Task prompt:
Restate the listing that follows word for word, without its pictures.

Given information:
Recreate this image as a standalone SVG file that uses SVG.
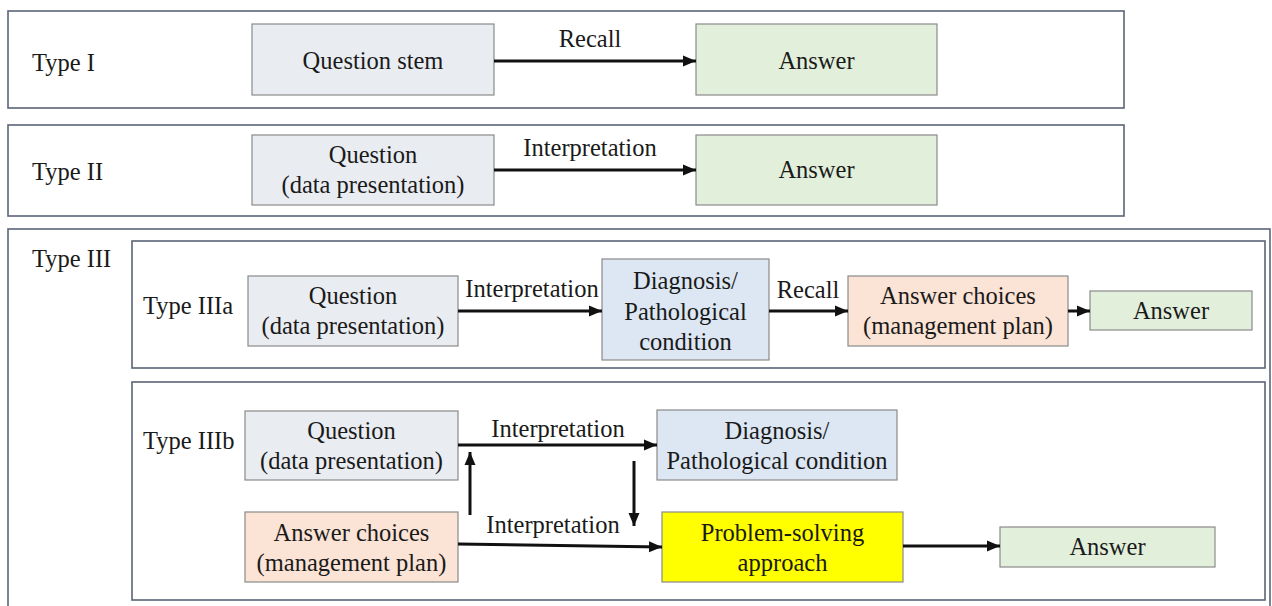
<svg xmlns="http://www.w3.org/2000/svg" width="1272" height="606" viewBox="0 0 1272 606">
<defs>
<marker id="ah" markerUnits="userSpaceOnUse" markerWidth="14" markerHeight="12" refX="13" refY="6" orient="auto">
<path d="M0,0.5 L13,6 L0,11.5 Z" fill="#111"/>
</marker>
<style>
.frame{fill:#fff;stroke:#5b6579;stroke-width:1.6}
.box{stroke:#8a8a8a;stroke-width:1.2}
.q{fill:#e9ecf1}
.a{fill:#e2efda}
.d{fill:#dce7f3}
.c{fill:#fbe3d5}
.y{fill:#ffff00}
text{font-family:"Liberation Serif","Times New Roman",serif;font-size:24.5px;fill:#1a1a1a}
.m{text-anchor:middle}
.conn line{stroke:#111;stroke-width:3;marker-end:url(#ah)}
</style>
</defs>
<rect width="1272" height="606" fill="#fff"/>

<g id="frame-type1">
<rect class="frame" x="8" y="11" width="1116" height="97"/>
<text x="32" y="71">Type I</text>
</g>
<g id="frame-type2">
<rect class="frame" x="8" y="125" width="1116" height="91"/>
<text x="32" y="180">Type II</text>
</g>
<g id="frame-type3">
<rect class="frame" x="8" y="229" width="1262" height="390"/>
<text x="32" y="267">Type III</text>
</g>
<g id="frame-type3a">
<rect class="frame" x="132" y="241" width="1133" height="127"/>
<text x="143" y="314">Type IIIa</text>
</g>
<g id="frame-type3b">
<rect class="frame" x="132" y="382" width="1133" height="218"/>
<text x="143" y="449">Type IIIb</text>
</g>

<g id="t1-question">
<rect class="box q" x="252" y="24" width="242" height="71"/>
<text class="m" x="373" y="69">Question stem</text>
</g>
<g id="t1-answer">
<rect class="box a" x="696" y="24" width="241" height="71"/>
<text class="m" x="816.5" y="69">Answer</text>
</g>

<g id="t2-question">
<rect class="box q" x="252" y="135" width="242" height="70"/>
<text class="m" x="373" y="163">Question</text>
<text class="m" x="373" y="193">(data presentation)</text>
</g>
<g id="t2-answer">
<rect class="box a" x="696" y="135" width="241" height="70"/>
<text class="m" x="816.5" y="178">Answer</text>
</g>

<g id="t3a-question">
<rect class="box q" x="248" y="276" width="210" height="70"/>
<text class="m" x="353" y="304">Question</text>
<text class="m" x="353" y="334">(data presentation)</text>
</g>
<g id="t3a-diagnosis">
<rect class="box d" x="602" y="259" width="167" height="101"/>
<text class="m" x="685.5" y="289">Diagnosis/</text>
<text class="m" x="685.5" y="320">Pathological</text>
<text class="m" x="685.5" y="350">condition</text>
</g>
<g id="t3a-choices">
<rect class="box c" x="848" y="276" width="220" height="70"/>
<text class="m" x="958" y="304">Answer choices</text>
<text class="m" x="958" y="334">(management plan)</text>
</g>
<g id="t3a-answer">
<rect class="box a" x="1090" y="291" width="162" height="39"/>
<text class="m" x="1171" y="319">Answer</text>
</g>

<g id="t3b-question">
<rect class="box q" x="245" y="411" width="213" height="69"/>
<text class="m" x="351.5" y="439">Question</text>
<text class="m" x="351.5" y="469">(data presentation)</text>
</g>
<g id="t3b-diagnosis">
<rect class="box d" x="657" y="410" width="240" height="70"/>
<text class="m" x="777" y="439">Diagnosis/</text>
<text class="m" x="777" y="469">Pathological condition</text>
</g>
<g id="t3b-choices">
<rect class="box c" x="245" y="512" width="213" height="70"/>
<text class="m" x="351.5" y="541">Answer choices</text>
<text class="m" x="351.5" y="571">(management plan)</text>
</g>
<g id="t3b-problem">
<rect class="box y" x="662" y="512" width="241" height="70"/>
<text class="m" x="782.5" y="541">Problem-solving</text>
<text class="m" x="782.5" y="571">approach</text>
</g>
<g id="t3b-answer">
<rect class="box a" x="1000" y="527" width="215" height="40"/>
<text class="m" x="1107.5" y="555">Answer</text>
</g>

<g id="connectors" class="conn">
<line x1="494" y1="61" x2="696" y2="61"/>
<line x1="494" y1="170" x2="696" y2="170"/>
<line x1="458" y1="311" x2="602" y2="311"/>
<line x1="769" y1="311" x2="848" y2="311"/>
<line x1="1068" y1="311" x2="1090" y2="311"/>
<line x1="458" y1="445" x2="657" y2="445"/>
<line x1="470" y1="515" x2="470" y2="452"/>
<line x1="634" y1="461" x2="634" y2="526"/>
<line x1="458" y1="544" x2="662" y2="547"/>
<line x1="903" y1="546" x2="1000" y2="546"/>
</g>
<g id="labels">
<text class="m" x="590" y="47">Recall</text>
<text class="m" x="590" y="156">Interpretation</text>
<text class="m" x="532" y="297">Interpretation</text>
<text class="m" x="808" y="298">Recall</text>
<text class="m" x="558" y="437">Interpretation</text>
<text class="m" x="553" y="533">Interpretation</text>
</g>
</svg>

Solution for this task:
Recreate this image as a standalone SVG file that uses SVG.
<svg xmlns="http://www.w3.org/2000/svg" width="1272" height="606" viewBox="0 0 1272 606">
<defs>
<marker id="ah" markerUnits="userSpaceOnUse" markerWidth="14" markerHeight="12" refX="13" refY="6" orient="auto">
<path d="M0,0.5 L13,6 L0,11.5 Z" fill="#111"/>
</marker>
<style>
.frame{fill:#fff;stroke:#5b6579;stroke-width:1.6}
.box{stroke:#8a8a8a;stroke-width:1.2}
.q{fill:#e9ecf1}
.a{fill:#e2efda}
.d{fill:#dce7f3}
.c{fill:#fbe3d5}
.y{fill:#ffff00}
text{font-family:"Liberation Serif","Times New Roman",serif;font-size:24.5px;fill:#1a1a1a}
.m{text-anchor:middle}
.conn line{stroke:#111;stroke-width:3;marker-end:url(#ah)}
</style>
</defs>
<rect width="1272" height="606" fill="#fff"/>

<g id="frame-type1">
<rect class="frame" x="8" y="11" width="1116" height="97"/>
<text x="32" y="71">Type I</text>
</g>
<g id="frame-type2">
<rect class="frame" x="8" y="125" width="1116" height="91"/>
<text x="32" y="180">Type II</text>
</g>
<g id="frame-type3">
<rect class="frame" x="8" y="229" width="1262" height="390"/>
<text x="32" y="267">Type III</text>
</g>
<g id="frame-type3a">
<rect class="frame" x="132" y="241" width="1133" height="127"/>
<text x="143" y="314">Type IIIa</text>
</g>
<g id="frame-type3b">
<rect class="frame" x="132" y="382" width="1133" height="218"/>
<text x="143" y="449">Type IIIb</text>
</g>

<g id="t1-question">
<rect class="box q" x="252" y="24" width="242" height="71"/>
<text class="m" x="373" y="69">Question stem</text>
</g>
<g id="t1-answer">
<rect class="box a" x="696" y="24" width="241" height="71"/>
<text class="m" x="816.5" y="69">Answer</text>
</g>

<g id="t2-question">
<rect class="box q" x="252" y="135" width="242" height="70"/>
<text class="m" x="373" y="163">Question</text>
<text class="m" x="373" y="193">(data presentation)</text>
</g>
<g id="t2-answer">
<rect class="box a" x="696" y="135" width="241" height="70"/>
<text class="m" x="816.5" y="178">Answer</text>
</g>

<g id="t3a-question">
<rect class="box q" x="248" y="276" width="210" height="70"/>
<text class="m" x="353" y="304">Question</text>
<text class="m" x="353" y="334">(data presentation)</text>
</g>
<g id="t3a-diagnosis">
<rect class="box d" x="602" y="259" width="167" height="101"/>
<text class="m" x="685.5" y="289">Diagnosis/</text>
<text class="m" x="685.5" y="320">Pathological</text>
<text class="m" x="685.5" y="350">condition</text>
</g>
<g id="t3a-choices">
<rect class="box c" x="848" y="276" width="220" height="70"/>
<text class="m" x="958" y="304">Answer choices</text>
<text class="m" x="958" y="334">(management plan)</text>
</g>
<g id="t3a-answer">
<rect class="box a" x="1090" y="291" width="162" height="39"/>
<text class="m" x="1171" y="319">Answer</text>
</g>

<g id="t3b-question">
<rect class="box q" x="245" y="411" width="213" height="69"/>
<text class="m" x="351.5" y="439">Question</text>
<text class="m" x="351.5" y="469">(data presentation)</text>
</g>
<g id="t3b-diagnosis">
<rect class="box d" x="657" y="410" width="240" height="70"/>
<text class="m" x="777" y="439">Diagnosis/</text>
<text class="m" x="777" y="469">Pathological condition</text>
</g>
<g id="t3b-choices">
<rect class="box c" x="245" y="512" width="213" height="70"/>
<text class="m" x="351.5" y="541">Answer choices</text>
<text class="m" x="351.5" y="571">(management plan)</text>
</g>
<g id="t3b-problem">
<rect class="box y" x="662" y="512" width="241" height="70"/>
<text class="m" x="782.5" y="541">Problem-solving</text>
<text class="m" x="782.5" y="571">approach</text>
</g>
<g id="t3b-answer">
<rect class="box a" x="1000" y="527" width="215" height="40"/>
<text class="m" x="1107.5" y="555">Answer</text>
</g>

<g id="connectors" class="conn">
<line x1="494" y1="61" x2="696" y2="61"/>
<line x1="494" y1="170" x2="696" y2="170"/>
<line x1="458" y1="311" x2="602" y2="311"/>
<line x1="769" y1="311" x2="848" y2="311"/>
<line x1="1068" y1="311" x2="1090" y2="311"/>
<line x1="458" y1="445" x2="657" y2="445"/>
<line x1="470" y1="515" x2="470" y2="452"/>
<line x1="634" y1="461" x2="634" y2="526"/>
<line x1="458" y1="544" x2="662" y2="547"/>
<line x1="903" y1="546" x2="1000" y2="546"/>
</g>
<g id="labels">
<text class="m" x="590" y="47">Recall</text>
<text class="m" x="590" y="156">Interpretation</text>
<text class="m" x="532" y="297">Interpretation</text>
<text class="m" x="808" y="298">Recall</text>
<text class="m" x="558" y="437">Interpretation</text>
<text class="m" x="553" y="533">Interpretation</text>
</g>
</svg>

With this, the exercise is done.